**Data for this exercise**
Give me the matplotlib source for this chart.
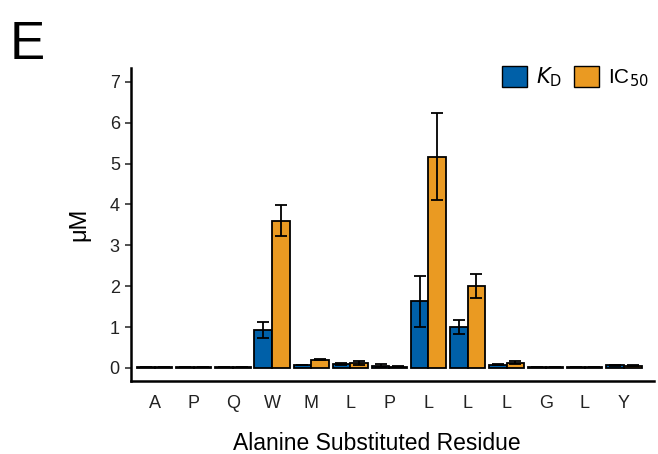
import numpy as np
import matplotlib.pyplot as plt
from matplotlib.patches import Patch

plt.rcParams['font.family'] = ['Liberation Sans', 'DejaVu Sans']

residues = ["A", "P", "Q", "W", "M", "L", "P", "L", "L", "L", "G", "L", "Y"]
kd = [0.01, 0.01, 0.01, 0.93, 0.08, 0.09, 0.05, 1.63, 1.0, 0.08, 0.01, 0.01, 0.06]
kd_err = [0, 0, 0, 0.2, 0, 0.02, 0.04, 0.62, 0.17, 0.02, 0, 0, 0.01]
ic50 = [0.01, 0.01, 0.01, 3.6, 0.2, 0.12, 0.03, 5.17, 2.0, 0.13, 0.01, 0.01, 0.05]
ic50_err = [0, 0, 0, 0.38, 0.02, 0.05, 0.01, 1.07, 0.3, 0.04, 0, 0, 0.01]

blue = "#0060A8"
orange = "#EA9A22"

fig = plt.figure(figsize=(6.58, 4.54), dpi=100)
ax = fig.add_axes([0.199, 0.161, 0.795, 0.689])

x = np.arange(len(residues))
w = 0.45
ax.bar(x - w / 2, kd, w, color=blue, edgecolor="black", linewidth=1.3)
ax.bar(x + w / 2, ic50, w, color=orange, edgecolor="black", linewidth=1.3)
ax.errorbar(x - w / 2, kd, yerr=kd_err, fmt="none", ecolor="black",
            elinewidth=1.3, capsize=4, capthick=1.3)
ax.errorbar(x + w / 2, ic50, yerr=ic50_err, fmt="none", ecolor="black",
            elinewidth=1.3, capsize=4, capthick=1.3)

ax.set_xlim(-0.61, 12.77)
ax.set_ylim(-0.32, 7.34)
ax.set_yticks(range(8))
ax.set_xticks(x)
ax.set_xticklabels(residues)
ax.tick_params(axis="both", labelsize=13, width=1.2, length=4.5, color="#333333",
               labelcolor="#222222")
ax.tick_params(axis="x", length=0, pad=10)
for s in ["top", "right"]:
    ax.spines[s].set_visible(False)
for s in ["left", "bottom"]:
    ax.spines[s].set_linewidth(1.8)

ax.set_xlabel("Alanine Substituted Residue", fontsize=16.5)
ax.xaxis.set_label_coords(0.47, -0.163)
ax.set_ylabel("μM", fontsize=17, labelpad=14)

handles = [Patch(facecolor=blue, edgecolor="black"),
           Patch(facecolor=orange, edgecolor="black")]
ax.legend(handles, [r"$K_{\mathrm{D}}$", r"IC$_{50}$"], loc="upper right",
          ncol=2, frameon=False, fontsize=15, handlelength=1.2, handleheight=1.2,
          columnspacing=0.6, handletextpad=0.4, borderaxespad=0,
          bbox_to_anchor=(1.005, 1.035))

fig.text(0.015, 0.87, "E", fontsize=38)

fig.savefig("out.png", dpi=100)
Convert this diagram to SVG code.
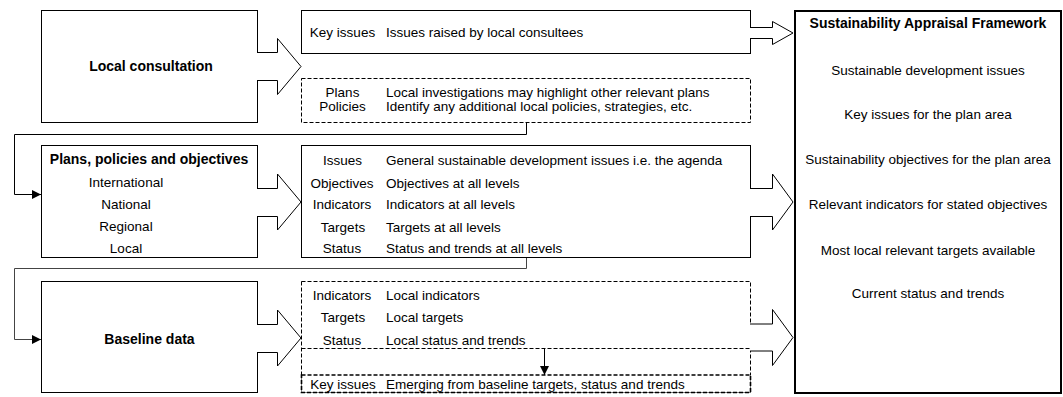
<svg xmlns="http://www.w3.org/2000/svg" width="1063" height="397" viewBox="0 0 1063 397">
  <defs>
    <style>
      .box { fill: #fff; stroke: #000; stroke-width: 1; }
      .dash { fill: #fff; stroke: #000; stroke-width: 1; stroke-dasharray: 4 2; }
      .dline { fill: none; stroke: #000; stroke-width: 1; stroke-dasharray: 4 2; }
      .frame { fill: #fff; stroke: #000; stroke-width: 2; }
      .block { fill: #fff; stroke: #000; stroke-width: 1; stroke-linejoin: miter; }
      .link { fill: none; stroke: #000; stroke-width: 1; }
      .link2 { fill: none; stroke: #444; stroke-width: 1; }
      text { font-family: "Liberation Sans", Arial, Helvetica, sans-serif; font-size: 13.5px; fill: #000; }
      .b { font-weight: bold; font-size: 14px; }
      .c { text-anchor: middle; }
    </style>
    <marker id="tri" viewBox="0 0 10 10" refX="10" refY="5" markerWidth="9" markerHeight="9" markerUnits="userSpaceOnUse" orient="auto">
      <path d="M0,0 L10,5 L0,10 z" fill="#000"/>
    </marker>
  </defs>

  <!-- Left column: sources -->
  <g id="local-consultation">
    <rect class="box" x="41.5" y="10.5" width="216" height="112"/>
    <text class="b c" x="151" y="71">Local consultation</text>
  </g>

  <g id="plans-policies">
    <rect class="box" x="41.5" y="145.5" width="216" height="112"/>
    <text class="b c" x="149" y="163.5">Plans, policies and objectives</text>
    <text class="c" x="126" y="186.5">International</text>
    <text class="c" x="126" y="208.5">National</text>
    <text class="c" x="126" y="231">Regional</text>
    <text class="c" x="126" y="253">Local</text>
  </g>

  <g id="baseline-data">
    <rect class="box" x="41.5" y="281.5" width="216" height="111"/>
    <text class="b c" x="149.5" y="344">Baseline data</text>
  </g>

  <!-- Middle column: what each source yields -->
  <g id="key-issues-consultees">
    <rect class="box" x="301.5" y="10.5" width="449" height="43"/>
    <text class="c" x="342.5" y="37">Key issues</text>
    <text x="386" y="37">Issues raised by local consultees</text>
  </g>

  <g id="local-plans-policies">
    <rect class="dash" x="301.5" y="78.5" width="449" height="44"/>
    <text class="c" x="342.5" y="96.5">Plans</text>
    <text x="386" y="96.5">Local investigations may highlight other relevant plans</text>
    <text class="c" x="342.5" y="111">Policies</text>
    <text x="386" y="111">Identify any additional local policies, strategies, etc.</text>
  </g>

  <g id="issues-objectives">
    <rect class="box" x="301.5" y="145.5" width="449" height="112"/>
    <text class="c" x="342.5" y="165">Issues</text>
    <text x="386" y="165">General sustainable development issues i.e. the agenda</text>
    <text class="c" x="342" y="187.5">Objectives</text>
    <text x="386" y="187.5">Objectives at all levels</text>
    <text class="c" x="342" y="209">Indicators</text>
    <text x="386" y="209">Indicators at all levels</text>
    <text class="c" x="343" y="231.5">Targets</text>
    <text x="386" y="231.5">Targets at all levels</text>
    <text class="c" x="342" y="253">Status</text>
    <text x="386" y="253">Status and trends at all levels</text>
  </g>

  <g id="local-baseline">
    <rect class="dash" x="301.5" y="281.5" width="449" height="111"/>
    <line class="dline" x1="301.5" y1="348.5" x2="750.5" y2="348.5"/>
    <rect class="dash" x="301.5" y="375" width="449" height="17.5" style="stroke-width:1.6"/>
    <text class="c" x="342" y="300">Indicators</text>
    <text x="386" y="300">Local indicators</text>
    <text class="c" x="343" y="322">Targets</text>
    <text x="386" y="322">Local targets</text>
    <text class="c" x="342" y="344.5">Status</text>
    <text x="386" y="344.5">Local status and trends</text>
    <text class="c" x="343" y="389">Key issues</text>
    <text x="386" y="389">Emerging from baseline targets, status and trends</text>
  </g>

  <!-- Right column: the framework -->
  <g id="framework">
    <rect class="frame" x="795" y="11" width="266" height="382"/>
    <text class="b c" x="928" y="28">Sustainability Appraisal Framework</text>
    <text class="c" x="928" y="74.5">Sustainable development issues</text>
    <text class="c" x="928" y="119">Key issues for the plan area</text>
    <text class="c" x="928" y="164">Sustainability objectives for the plan area</text>
    <text class="c" x="928" y="209">Relevant indicators for stated objectives</text>
    <text class="c" x="928" y="254.5">Most local relevant targets available</text>
    <text class="c" x="928" y="298">Current status and trends</text>
  </g>

  <!-- Connectors -->
  <g id="connectors">
    <!-- block arrows, sources to middle column -->
    <path class="block" d="M257,52.5 H277.5 V38.5 L301,66.5 L277.5,94.5 V80.5 H257"/>
    <path class="block" d="M257,188.5 H277.5 V174 L301,202 L277.5,230 V216.5 H257"/>
    <path class="block" d="M257,324.5 H277.5 V310 L301,338 L277.5,366 V352.5 H257"/>

    <!-- block arrows, middle column to framework -->
    <path class="block" d="M750,27.5 H772.5 V21.5 L793,33 L772.5,44.5 V38.5 H750"/>
    <path class="block" d="M750,188.5 H772.5 V174 L793,202 L772.5,230 V216.5 H750"/>
    <path class="block" d="M750,324 H772.5 V309.5 L793,337.5 L772.5,365.5 V351 H750"/>

    <!-- feedback: local findings into plans review -->
    <path class="link" d="M526.5,123 V134.5 H14.5 V194.5 H41" marker-end="url(#tri)"/>
    <!-- feedback: plan-level findings into baseline -->
    <path class="link2" d="M526.5,258 V268.5 H14.5 V339.5 H41" marker-end="url(#tri)"/>

    <!-- baseline findings into key issues -->
    <line class="link" x1="544.5" y1="349" x2="544.5" y2="375" marker-end="url(#tri)"/>
  </g>
</svg>
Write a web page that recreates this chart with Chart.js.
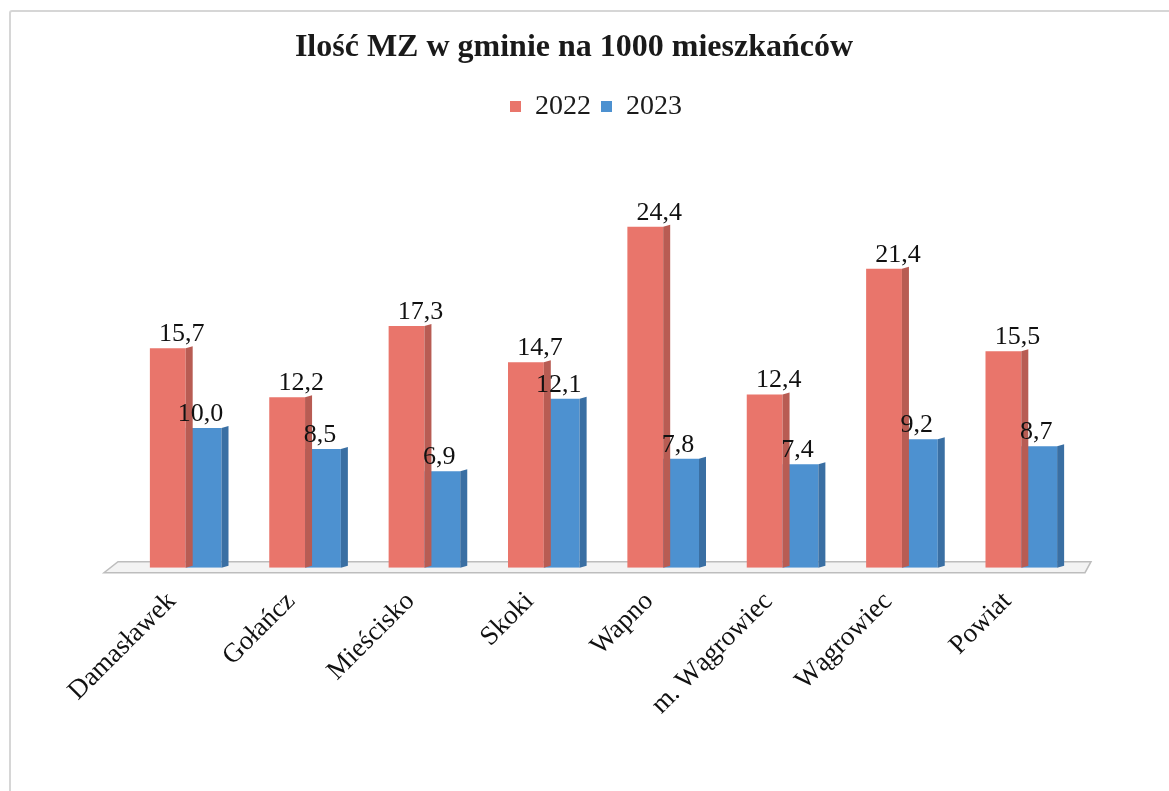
<!DOCTYPE html>
<html>
<head>
<meta charset="utf-8">
<title>Ilość MZ w gminie na 1000 mieszkańców</title>
<script src="https://cdn.jsdelivr.net/npm/chart.js@4.4.1/dist/chart.umd.min.js"></script>
<style>
    html, body { margin: 0; padding: 0; background: #fff; }
    #box { position: absolute; left: 0; top: 0; width: 1169px; height: 791px; }
    #frame { position: absolute; left: 9px; top: 10px; width: 1180px; height: 800px; border: 2px solid #d6d6d6; border-radius: 3px; }
</style>
</head>
<body>
<div id="frame"></div>
<div id="box"><canvas id="mzChart"></canvas></div>
<script>
const gminy = ["Damasławek", "Gołańcz", "Mieścisko", "Skoki", "Wapno", "m. Wągrowiec", "Wągrowiec", "Powiat"];
const mz2022 = [15.7, 12.2, 17.3, 14.7, 24.4, 12.4, 21.4, 15.5];
const mz2023 = [10.0, 8.5, 6.9, 12.1, 7.8, 7.4, 9.2, 8.7];

const SERIF = "'Liberation Serif', 'Times New Roman', serif";
const RED = "#e9756b";
const RED_SIDE = "#b85c53";
const BLUE = "#4d91d0";
const BLUE_SIDE = "#3a6fa3";
const DEPTH = 7;

// extra room under the legend, and legend sits a bit right of the title
const legendGap = {
    id: "legendGap",
    beforeInit(chart) {
        const fit = chart.legend.fit;
        chart.legend.fit = function () {
            fit.bind(this)();
            this.height += 88;
        };
        const draw = chart.legend.draw;
        chart.legend.draw = function () {
            this.ctx.save();
            this.ctx.translate(22, 0);
            draw.bind(this)();
            this.ctx.restore();
        };
    }
};

// grey floor under the bars
const floor = {
    id: "floor",
    beforeDatasetsDraw(chart) {
        const { ctx, chartArea } = chart;
        const l = chartArea.left - 22, r = chartArea.right + 10, b = chartArea.bottom;
        ctx.save();
        ctx.fillStyle = "#f3f3f3";
        ctx.strokeStyle = "#bdbdbd";
        ctx.lineWidth = 1.5;
        ctx.beginPath();
        ctx.moveTo(l + 14, b - 6);
        ctx.lineTo(r, b - 6);
        ctx.lineTo(r - 6, b + 5);
        ctx.lineTo(l, b + 5);
        ctx.closePath();
        ctx.fill();
        ctx.stroke();
        ctx.restore();
    }
};

// right side faces, drawn dataset by dataset so blue covers red
const sides = {
    id: "sides",
    afterDatasetDraw(chart, args) {
        const { ctx } = chart;
        const meta = args.meta;
        const color = args.index === 0 ? RED_SIDE : BLUE_SIDE;
        ctx.save();
        meta.data.forEach(bar => {
            const right = bar.x + bar.width / 2;
            ctx.fillStyle = color;
            ctx.beginPath();
            ctx.moveTo(right, bar.y);
            ctx.lineTo(right + DEPTH, bar.y - 2);
            ctx.lineTo(right + DEPTH, bar.base - 2);
            ctx.lineTo(right, bar.base);
            ctx.closePath();
            ctx.fill();
        });
        ctx.restore();
    }
};

// value labels with comma decimals
const valueLabels = {
    id: "valueLabels",
    afterDatasetsDraw(chart) {
        const { ctx } = chart;
        ctx.save();
        ctx.font = "26px " + SERIF;
        ctx.fillStyle = "#111";
        ctx.textAlign = "center";
        ctx.textBaseline = "alphabetic";
        chart.data.datasets.forEach((ds, i) => {
            const meta = chart.getDatasetMeta(i);
            const shift = i === 0 ? 14 : -3;
            meta.data.forEach((bar, j) => {
                const txt = ds.data[j].toFixed(1).replace(".", ",");
                ctx.fillText(txt, bar.x + shift, bar.y - 7);
            });
        });
        ctx.restore();
    }
};

new Chart(document.getElementById("mzChart"), {
    type: "bar",
    data: {
        labels: gminy,
        datasets: [
            { label: "2022", data: mz2022, backgroundColor: RED, borderWidth: 0 },
            { label: "2023", data: mz2023, backgroundColor: BLUE, borderWidth: 0 }
        ]
    },
    options: {
        responsive: true,
        maintainAspectRatio: false,
        animation: false,
        datasets: {
            bar: { categoryPercentage: 0.6, barPercentage: 1.0 }
        },
        layout: {
            padding: { left: 67, right: 88, top: 0, bottom: 60 }
        },
        plugins: {
            title: {
                display: true,
                text: "Ilość MZ w gminie na 1000 mieszkańców",
                color: "#1a1a1a",
                font: { family: SERIF, size: 32, weight: "bold" },
                padding: { top: 29, bottom: 15 }
            },
            legend: {
                position: "top",
                labels: {
                    color: "#1a1a1a",
                    font: { family: SERIF, size: 28 },
                    boxWidth: 11,
                    boxHeight: 11,
                    padding: 10
                }
            },
            tooltip: { enabled: false }
        },
        scales: {
            x: {
                grid: { display: false },
                border: { display: false },
                ticks: {
                    color: "#111",
                    font: { family: SERIF, size: 27 },
                    minRotation: 45,
                    maxRotation: 45,
                    padding: 10,
                    labelOffset: -14
                }
            },
            y: {
                min: 0,
                max: 25,
                grid: { display: false },
                border: { display: false },
                ticks: { display: false },
                afterFit(scale) { scale.width = 59; }
            }
        }
    },
    plugins: [legendGap, floor, sides, valueLabels]
});
</script>
</body>
</html>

**Required work**
Reproduce only the lines of the records from the start up to and including the line that holds "plt.rcParams['font.family'] = ['Liberation"; do not carry over any picture.

**Exercise result**
Give me the matplotlib source for this chart.
import numpy as np
import matplotlib.pyplot as plt
from matplotlib.patches import Patch

plt.rcParams['font.family'] = ['Liberation Sans', 'DejaVu Sans']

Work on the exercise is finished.